— Start —
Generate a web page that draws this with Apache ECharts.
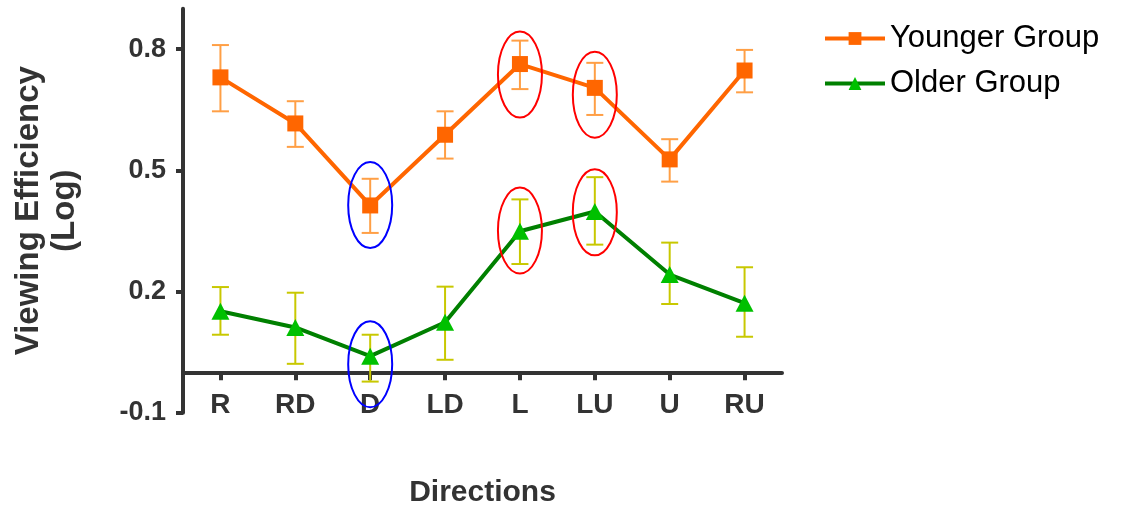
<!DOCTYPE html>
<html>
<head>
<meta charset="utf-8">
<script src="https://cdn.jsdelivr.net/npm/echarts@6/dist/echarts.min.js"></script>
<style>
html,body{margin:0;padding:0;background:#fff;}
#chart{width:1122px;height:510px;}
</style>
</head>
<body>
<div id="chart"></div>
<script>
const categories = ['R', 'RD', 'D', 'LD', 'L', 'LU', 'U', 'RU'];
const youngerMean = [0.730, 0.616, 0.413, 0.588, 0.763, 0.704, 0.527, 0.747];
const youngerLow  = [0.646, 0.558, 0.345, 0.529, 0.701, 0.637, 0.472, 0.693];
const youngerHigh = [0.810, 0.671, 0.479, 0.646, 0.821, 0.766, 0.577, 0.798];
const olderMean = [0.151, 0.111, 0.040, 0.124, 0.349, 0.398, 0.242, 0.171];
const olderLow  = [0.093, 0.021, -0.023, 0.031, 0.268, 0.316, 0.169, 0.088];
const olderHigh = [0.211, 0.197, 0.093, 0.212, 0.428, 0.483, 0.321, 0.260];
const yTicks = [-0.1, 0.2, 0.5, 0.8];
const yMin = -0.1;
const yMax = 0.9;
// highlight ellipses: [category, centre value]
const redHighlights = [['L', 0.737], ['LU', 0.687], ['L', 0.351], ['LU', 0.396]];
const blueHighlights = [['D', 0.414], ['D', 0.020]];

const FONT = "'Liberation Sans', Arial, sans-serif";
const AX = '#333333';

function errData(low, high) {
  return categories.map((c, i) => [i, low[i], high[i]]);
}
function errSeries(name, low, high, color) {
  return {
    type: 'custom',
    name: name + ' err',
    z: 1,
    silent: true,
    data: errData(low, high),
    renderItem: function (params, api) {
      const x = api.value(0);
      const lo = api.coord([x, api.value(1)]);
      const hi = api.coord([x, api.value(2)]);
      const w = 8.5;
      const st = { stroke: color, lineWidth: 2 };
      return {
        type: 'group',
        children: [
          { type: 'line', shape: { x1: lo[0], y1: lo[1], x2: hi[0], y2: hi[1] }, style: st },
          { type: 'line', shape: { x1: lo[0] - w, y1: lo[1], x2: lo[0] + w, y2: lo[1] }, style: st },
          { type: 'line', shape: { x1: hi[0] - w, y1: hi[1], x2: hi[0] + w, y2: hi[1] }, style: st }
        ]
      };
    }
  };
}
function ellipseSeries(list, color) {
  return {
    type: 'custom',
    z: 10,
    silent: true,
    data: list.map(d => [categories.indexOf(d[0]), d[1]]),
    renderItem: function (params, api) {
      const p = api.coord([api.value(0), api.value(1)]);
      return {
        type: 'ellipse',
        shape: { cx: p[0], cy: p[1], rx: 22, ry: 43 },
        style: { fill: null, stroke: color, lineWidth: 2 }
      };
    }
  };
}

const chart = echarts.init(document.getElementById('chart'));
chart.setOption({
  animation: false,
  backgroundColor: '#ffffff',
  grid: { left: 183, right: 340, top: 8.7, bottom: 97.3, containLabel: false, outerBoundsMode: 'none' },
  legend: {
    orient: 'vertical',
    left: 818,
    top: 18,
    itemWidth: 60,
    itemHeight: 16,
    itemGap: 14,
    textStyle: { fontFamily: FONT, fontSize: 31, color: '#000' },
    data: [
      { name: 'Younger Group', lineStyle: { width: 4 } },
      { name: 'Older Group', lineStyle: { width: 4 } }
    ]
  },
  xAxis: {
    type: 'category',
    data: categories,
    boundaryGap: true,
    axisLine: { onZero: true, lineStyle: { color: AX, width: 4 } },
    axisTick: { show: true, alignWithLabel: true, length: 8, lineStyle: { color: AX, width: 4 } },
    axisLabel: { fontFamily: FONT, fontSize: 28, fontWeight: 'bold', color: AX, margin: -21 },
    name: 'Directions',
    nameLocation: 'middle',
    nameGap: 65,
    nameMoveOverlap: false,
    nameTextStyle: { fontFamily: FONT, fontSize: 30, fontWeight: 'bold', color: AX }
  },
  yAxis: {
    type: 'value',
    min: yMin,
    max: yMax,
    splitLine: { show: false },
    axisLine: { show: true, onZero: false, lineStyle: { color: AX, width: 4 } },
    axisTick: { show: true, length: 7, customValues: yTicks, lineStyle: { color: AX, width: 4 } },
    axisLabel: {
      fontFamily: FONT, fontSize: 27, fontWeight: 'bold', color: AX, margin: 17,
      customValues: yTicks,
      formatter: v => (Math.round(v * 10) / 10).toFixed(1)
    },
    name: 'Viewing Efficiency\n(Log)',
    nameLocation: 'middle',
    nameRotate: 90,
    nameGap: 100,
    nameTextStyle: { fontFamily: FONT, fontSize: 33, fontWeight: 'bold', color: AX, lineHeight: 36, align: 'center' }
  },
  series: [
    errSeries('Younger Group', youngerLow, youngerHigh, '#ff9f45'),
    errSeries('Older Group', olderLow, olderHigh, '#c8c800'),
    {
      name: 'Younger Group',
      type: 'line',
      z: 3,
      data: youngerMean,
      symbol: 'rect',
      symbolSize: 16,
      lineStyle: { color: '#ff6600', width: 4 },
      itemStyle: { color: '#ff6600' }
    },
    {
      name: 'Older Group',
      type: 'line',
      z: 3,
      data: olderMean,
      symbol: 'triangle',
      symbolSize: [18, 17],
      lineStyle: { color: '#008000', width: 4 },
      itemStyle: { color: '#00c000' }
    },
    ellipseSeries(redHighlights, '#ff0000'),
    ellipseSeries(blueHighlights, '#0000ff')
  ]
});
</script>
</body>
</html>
— End —
*Written instruction*
Restate the data word for word from its first line through the line with "const AX = '#333333';", leaving out any picture along the way.

*Task output*
Generate a web page that draws this with Apache ECharts.
<!DOCTYPE html>
<html>
<head>
<meta charset="utf-8">
<script src="https://cdn.jsdelivr.net/npm/echarts@6/dist/echarts.min.js"></script>
<style>
html,body{margin:0;padding:0;background:#fff;}
#chart{width:1122px;height:510px;}
</style>
</head>
<body>
<div id="chart"></div>
<script>
const categories = ['R', 'RD', 'D', 'LD', 'L', 'LU', 'U', 'RU'];
const youngerMean = [0.730, 0.616, 0.413, 0.588, 0.763, 0.704, 0.527, 0.747];
const youngerLow  = [0.646, 0.558, 0.345, 0.529, 0.701, 0.637, 0.472, 0.693];
const youngerHigh = [0.810, 0.671, 0.479, 0.646, 0.821, 0.766, 0.577, 0.798];
const olderMean = [0.151, 0.111, 0.040, 0.124, 0.349, 0.398, 0.242, 0.171];
const olderLow  = [0.093, 0.021, -0.023, 0.031, 0.268, 0.316, 0.169, 0.088];
const olderHigh = [0.211, 0.197, 0.093, 0.212, 0.428, 0.483, 0.321, 0.260];
const yTicks = [-0.1, 0.2, 0.5, 0.8];
const yMin = -0.1;
const yMax = 0.9;
// highlight ellipses: [category, centre value]
const redHighlights = [['L', 0.737], ['LU', 0.687], ['L', 0.351], ['LU', 0.396]];
const blueHighlights = [['D', 0.414], ['D', 0.020]];

const FONT = "'Liberation Sans', Arial, sans-serif";
const AX = '#333333';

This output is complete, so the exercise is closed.